The legend has figured on medals for various reasons over the course of four centuries. One attributed to Gioacchino Francesco Travani, using a design by Gian Lorenzo Bernini, was struck in 1659. It depicts on one side a relief bust of Pope Alexander VII surrounded by an acanthus leaf border. On the reverse a lion prostrates itself at the feet of an armed Androcles. The complimentary Latin inscription reads 'Domenico Jacobacci to the generous prince: Even a wild animal remembers a favor'. Jacobacci was the donor of the medal, which commemorates a pope who had been generous in rebuilding parts of Rome. The lion represents the grateful city paying homage at the feet of the 'warrior' on its behalf.

The image of the grateful beast was a natural choice for the medals awarded in yearly recognition of prize-winners at the Royal Dick Veterinary College in Edinburgh. Struck in copper and silver during the 1890s, they picture Androcles kneeling to relieve the suffering lion. In the background are a cliff on the left and palm trees on the right; Androcles is depicted with African features. A more schematic representation now forms the logo of the Faculty of Veterinary Medicine at Utrecht University.
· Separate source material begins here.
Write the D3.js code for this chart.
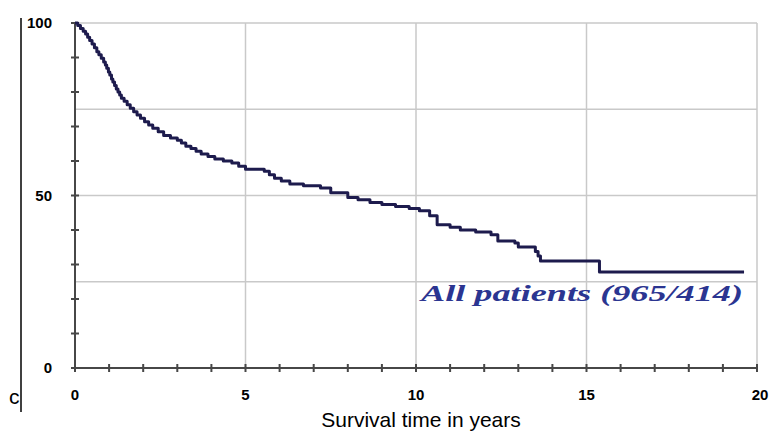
<!DOCTYPE html>
<html>
<head>
<meta charset="utf-8">
<script src="https://cdn.jsdelivr.net/npm/d3@7"></script>
<style>
  body { margin: 0; background: #fff; }
  svg { display: block; }
</style>
</head>
<body>
<div id="chart"></div>
<script>
// Kaplan-Meier steps (years, % surviving)
var stepTimes = [0, 0.08, 0.16, 0.24, 0.31, 0.37, 0.43, 0.5, 0.57, 0.64, 0.7, 0.77, 0.84, 0.89,
  0.93, 0.98, 1.02, 1.07, 1.11, 1.16, 1.21, 1.26, 1.31, 1.36, 1.44, 1.53, 1.62, 1.72, 1.82, 1.92,
  2.04, 2.16, 2.28, 2.44, 2.6, 2.8, 3.0, 3.12, 3.25, 3.4, 3.55, 3.7, 3.9, 4.1, 4.35, 4.6, 4.8, 5.0,
  5.55, 5.7, 5.85, 6.05, 6.3, 6.7, 7.2, 7.5, 8.0, 8.3, 8.65, 9.0, 9.4, 9.8, 10.1, 10.4, 10.62,
  11.0, 11.3, 11.75, 12.2, 12.4, 12.9, 13.0, 13.5, 13.58, 13.65, 15.38, 19.62];
var survival = [100, 99.3, 98.4, 97.6, 96.8, 95.9, 94.9, 93.9, 92.8, 91.7, 90.8, 89.8, 88.7, 87.8,
  86.9, 85.8, 84.9, 83.8, 82.9, 81.9, 80.9, 80.0, 79.1, 78.2, 77.3, 76.3, 75.3, 74.3, 73.3, 72.4,
  71.4, 70.4, 69.5, 68.5, 67.4, 66.7, 66.0, 65.2, 64.3, 63.6, 62.8, 62.0, 61.3, 60.6, 60.0, 59.4, 58.5, 57.6,
  57.0, 56.0, 55.0, 54.2, 53.3, 52.8, 52.2, 50.8, 49.4, 48.8, 48.0, 47.4, 46.8, 46.2, 45.6, 44.1, 41.5,
  40.8, 40.0, 39.4, 38.6, 36.8, 36.2, 35.1, 33.8, 32.5, 31.0, 27.8, 27.8];

var xTicks = [0, 5, 10, 15, 20];
var yTicks = [0, 50, 100];
var xGrid = [5, 10, 15, 20];
var yGrid = [25, 50, 75, 100];
var xLabel = "Survival time in years";
var seriesLabel = "All patients (965/414)";

var W = 769, H = 431;
var margin = { top: 23, right: 12, bottom: 63, left: 75 };

var svg = d3.select("#chart").append("svg")
    .attr("width", W)
    .attr("height", H);

var x = d3.scaleLinear().domain([0, 20]).range([margin.left, 757]);
var y = d3.scaleLinear().domain([0, 100]).range([368, margin.top]);

// gridlines
svg.append("g").selectAll("line.h")
    .data(yGrid).enter().append("line")
    .attr("x1", x(0)).attr("x2", x(20))
    .attr("y1", d => y(d)).attr("y2", d => y(d))
    .attr("stroke", "#c9c9c9").attr("stroke-width", 1.5);
svg.append("g").selectAll("line.v")
    .data(xGrid).enter().append("line")
    .attr("x1", d => x(d)).attr("x2", d => x(d))
    .attr("y1", y(100)).attr("y2", y(0))
    .attr("stroke", "#c9c9c9").attr("stroke-width", 1.5);

// axes lines + tick marks (ticks cross the axis)
var axisCol = "#474747";
svg.append("line")
    .attr("x1", x(0)).attr("x2", x(0)).attr("y1", y(100)).attr("y2", y(0))
    .attr("stroke", axisCol).attr("stroke-width", 2);
svg.append("line")
    .attr("x1", x(0)).attr("x2", x(20)).attr("y1", y(0)).attr("y2", y(0))
    .attr("stroke", axisCol).attr("stroke-width", 2);

svg.append("g").selectAll("line")
    .data(d3.range(0, 101, 10)).enter().append("line")
    .attr("x1", x(0) - 4).attr("x2", x(0) + 4)
    .attr("y1", d => y(d)).attr("y2", d => y(d))
    .attr("stroke", axisCol).attr("stroke-width", 2);
svg.append("g").selectAll("line")
    .data(d3.range(0, 21, 1)).enter().append("line")
    .attr("x1", d => x(d)).attr("x2", d => x(d))
    .attr("y1", y(0) - 4).attr("y2", y(0) + 4)
    .attr("stroke", axisCol).attr("stroke-width", 2);

// tick labels
svg.append("g").selectAll("text")
    .data(yTicks).enter().append("text")
    .attr("x", 52).attr("y", d => y(d) + 5)
    .attr("text-anchor", "end")
    .attr("font-family", "Liberation Sans, Arial, sans-serif")
    .attr("font-weight", "bold").attr("font-size", 15)
    .text(d => d);
svg.append("g").selectAll("text")
    .data(xTicks).enter().append("text")
    .attr("x", d => x(d) + (d == 20 ? 3 : 0)).attr("y", 400)
    .attr("text-anchor", "middle")
    .attr("font-family", "Liberation Sans, Arial, sans-serif")
    .attr("font-weight", "bold").attr("font-size", 15)
    .text(d => d);

svg.append("text")
    .attr("x", 421).attr("y", 427)
    .attr("text-anchor", "middle")
    .attr("font-family", "Liberation Sans, Arial, sans-serif")
    .attr("font-size", 21)
    .text(xLabel);

// survival curve
var pts = stepTimes.map((t, i) => [t, survival[i]]);
var line = d3.line()
    .x(d => x(d[0]))
    .y(d => y(d[1]))
    .curve(d3.curveStepAfter);
svg.append("path")
    .attr("d", line(pts))
    .attr("fill", "none")
    .attr("stroke", "#1d1b4d")
    .attr("stroke-width", 3)
    .attr("stroke-linejoin", "round");

svg.append("text")
    .attr("x", 421).attr("y", 301)
    .attr("font-family", "Liberation Serif, Times New Roman, serif")
    .attr("font-style", "italic").attr("font-weight", "bold")
    .attr("font-size", 24)
    .attr("fill", "#2b3591")
    .attr("textLength", 322)
    .attr("lengthAdjust", "spacingAndGlyphs")
    .text(seriesLabel);

// clipped panel letter and border line on the left
svg.append("clipPath").attr("id", "leftclip")
    .append("rect").attr("x", 0).attr("y", 0).attr("width", 20).attr("height", H);
svg.append("text")
    .attr("x", 9).attr("y", 404)
    .attr("clip-path", "url(#leftclip)")
    .attr("font-family", "Liberation Sans, Arial, sans-serif")
    .attr("font-size", 21)
    .text("c");
svg.append("line")
    .attr("x1", 21).attr("x2", 21).attr("y1", 18).attr("y2", 412)
    .attr("stroke", "#000").attr("stroke-width", 1.5);
</script>
</body>
</html>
In the 20th century, the Dutch Medal of Recognition 1940–1945 also pictured the scene of relieving the lion and was awarded to those who aided the Dutch during the period of World War II, or afterwards helped those who had suffered from the German occupation. The subject was chosen because a lion was the national symbol. The theme of gratitude is reinforced by the inscription about the edge: Sibi benefacit qui benefacit amico (He benefits himself who benefits a friend).